Sample Collection
Samples were collected from a total of 398 localities across the Czech Republic. At each locality, samples were taken from five individual plants for every species present from the list. To minimize the risk of collecting genetically identical individuals (clones), the minimum distance between sampled plants was three meters. Each sample consisted of 1–30 leaves, depending on their size. The plant material was immediately stored and dried in silica gel to preserve DNA quality for subsequent analyses. With the help of 66 collectors, we successfully gathered 10,200 samples.
For the downstream analyses, up to 80 populations per studied species were selected, evenly distributed across the Czech Republic with a minimum distance of 10 km between sites. Priority was given to valuable localities monitored under the Czech Union for Nature Conservation (ČSOP) framework. For polyploid species, the selection was carried out separately for each ploidy level.
Flow Cytometry
For all samples originating from polyploid complexes (i.e., species with multiple ploidy levels), the ploidy level was reliably verified using flow cytometry (FCM). This method enabled the precise identification of individual cytotypes and the detection of potential intra-population variability, which is crucial for the correct taxonomic interpretation of the studied plants.
DNA analysis (ddRADseq)
DNA was isolated from each sample and analyzed using modern genomic markers (RADseq – Restriction Site-Associated DNA Sequencing). This high-throughput method allows for the acquisition of large amounts of genetic information across the entire genome, making it highly suitable for detailed studies of population structure and fine-scale differentiation among populations of common meadow species.

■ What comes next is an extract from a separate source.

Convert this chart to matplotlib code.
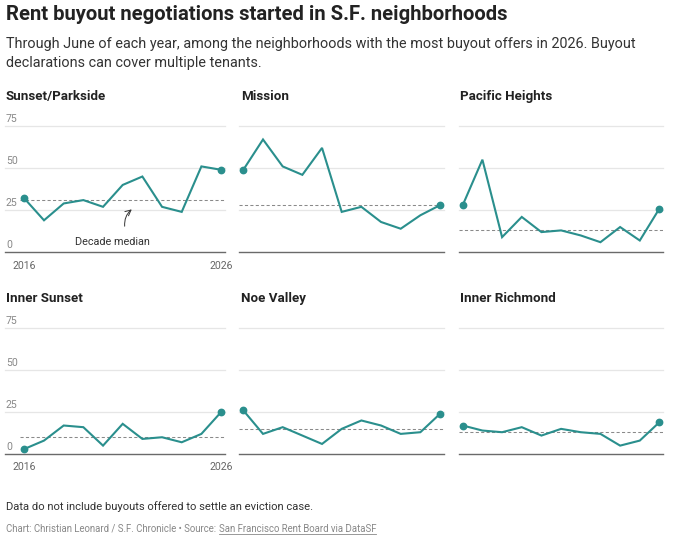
import matplotlib
matplotlib.use("Agg")
import matplotlib.pyplot as plt
import matplotlib.transforms as mtrans
import numpy as np

plt.rcParams['font.family'] = ['Roboto', 'DejaVu Sans']

years = list(range(2016, 2027))
neighborhoods = ["Sunset/Parkside", "Mission", "Pacific Heights",
                 "Inner Sunset", "Noe Valley", "Inner Richmond"]
sunset_parkside = [32, 19, 29, 31, 27, 40, 45, 27, 24, 51, 49]
mission = [49, 67, 51, 46, 62, 24, 27, 18, 14, 22, 28]
pacific_heights = [28, 55, 9, 21, 12, 13, 10, 6, 15, 7, 26]
inner_sunset = [3, 8, 17, 16, 5, 18, 9, 10, 7, 12, 25]
noe_valley = [26, 12, 16, 11, 6, 15, 20, 17, 12, 13, 24]
inner_richmond = [17, 14, 13, 16, 11, 15, 13, 12, 5, 8, 19]
series = [sunset_parkside, mission, pacific_heights,
          inner_sunset, noe_valley, inner_richmond]
y_ticks = [0, 25, 50, 75]
x_tick_labels = ["2016", "2026"]

TEAL = "#2a8f8d"
W, H = 694, 545
fig = plt.figure(figsize=(W / 100, H / 100), dpi=100)
fig.patch.set_facecolor("white")

def px(x, y):
    return x / W, 1 - y / H

# Titles
fig.text(*px(6, 14), "Rent buyout negotiations started in S.F. neighborhoods",
         fontsize=14.6, fontweight="bold", color="#222222", va="center", ha="left")
fig.text(*px(6, 44), "Through June of each year, among the neighborhoods with the most buyout offers in 2026. Buyout",
         fontsize=10.35, color="#333333", va="center", ha="left")
fig.text(*px(6, 63), "declarations can cover multiple tenants.",
         fontsize=10.35, color="#333333", va="center", ha="left")

col_left = [20.4, 239.4, 458.8]
row_top = [126.0, 328.3]
row_bot = [252.3, 454.0]
ax_w = 204.6
title_y = [96.5, 298.5]

for i, (name, vals) in enumerate(zip(neighborhoods, series)):
    r, c = divmod(i, 3)
    l = col_left[c]
    ax = fig.add_axes([l / W, 1 - row_bot[r] / H, ax_w / W, (row_bot[r] - row_top[r]) / H])
    ax.set_xlim(2015.8, 2026.2)
    ax.set_ylim(0, 75)
    ax.axis("off")
    ext = -(l - 5) / ax_w if c == 0 else 0
    for t in y_ticks[1:]:
        ax.axhline(t, xmin=ext, xmax=1.0, color="#e6e6e6", lw=0.9, zorder=1, clip_on=False)
    ax.axhline(0, xmin=ext, xmax=1.0, color="#6a6a6a", lw=1.0, zorder=2, clip_on=False)
    med = float(np.median(vals))
    ax.axhline(med, color="#8a8a8a", lw=0.75, ls=(0, (3, 2.2)), zorder=2)
    ax.plot(years, vals, color=TEAL, lw=1.5, zorder=3, clip_on=False, solid_joinstyle="miter")
    ax.plot([years[0], years[-1]], [vals[0], vals[-1]], "o", color=TEAL, ms=4.6, zorder=4, clip_on=False)
    fig.text(*px(l - 14.4 if c == 0 else l + 1.6, title_y[r]), name, fontsize=9.6,
             fontweight="bold", color="#222222", va="center", ha="left")
    if c == 0:
        tr = mtrans.blended_transform_factory(ax.transAxes, ax.transData)
        for t in y_ticks:
            ax.annotate(str(t), xy=(-(l - 6) / ax_w, t), xycoords=tr, xytext=(0, 1.6),
                        textcoords="offset points", ha="left", va="bottom",
                        fontsize=7.6, color="#888888", annotation_clip=False)
        for lab, xv in zip(x_tick_labels, [years[0], years[-1]]):
            ax.annotate(lab, xy=(xv, 0), xytext=(0, -9.7), textcoords="offset points",
                        ha="center", va="center", fontsize=7.6, color="#666666",
                        annotation_clip=False)
    if i == 0:
        ax.text(2020.48, 6.3, "Decade median", ha="center", va="center",
                fontsize=7.8, color="#333333")
        ax.annotate("", xy=(2021.46, med - 5.5), xytext=(2021.1, 15.5),
                    arrowprops=dict(arrowstyle="->", color="#333333", lw=0.7,
                                    connectionstyle="arc3,rad=-0.25",
                                    shrinkA=0, shrinkB=0))

fig.text(*px(6, 507), "Data do not include buyouts offered to settle an eviction case.",
         fontsize=8.07, color="#333333", va="center", ha="left")
t1 = fig.text(*px(6, 529), "Chart: Christian Leonard / S.F. Chronicle \u2022 Source: ",
              fontsize=6.98, color="#888888", va="center", ha="left")
fig.canvas.draw()
bb = t1.get_window_extent()
t2 = fig.text(bb.x1 / W, 1 - 529 / H, "San Francisco Rent Board via DataSF",
              fontsize=6.98, color="#888888", va="center", ha="left")
fig.canvas.draw()
bb2 = t2.get_window_extent()
fig.add_artist(plt.Line2D([bb2.x0 / W, bb2.x1 / W], [(bb2.y0 + 0.5) / H, (bb2.y0 + 0.5) / H],
                          color="#888888", lw=0.6))

fig.savefig("out.png", dpi=100, facecolor="white")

Population Genetic Data Analysis
Applied analytical approaches
The genetic data were processed using three key analytical approaches commonly used in population genetics:
- Multivariate analyses (e.g., PCA / PCoA) determined the degree of similarity and differentiation among populations within individual species.
- Genetic structure analyses (e.g., using the program STRUCTURE) identified the number and spatial distribution of genetically distinct groups (clusters).
- Isolation-by-distance testing verified whether genetic differentiation increases with geographical distance. This relationship was confirmed in all studied species, although its intensity varied among them.
Key methodological aspect: In all the analyses, we rigorously account for the ploidy levels of individual samples, ensuring high accuracy and biological relevance of the resulting genetic models.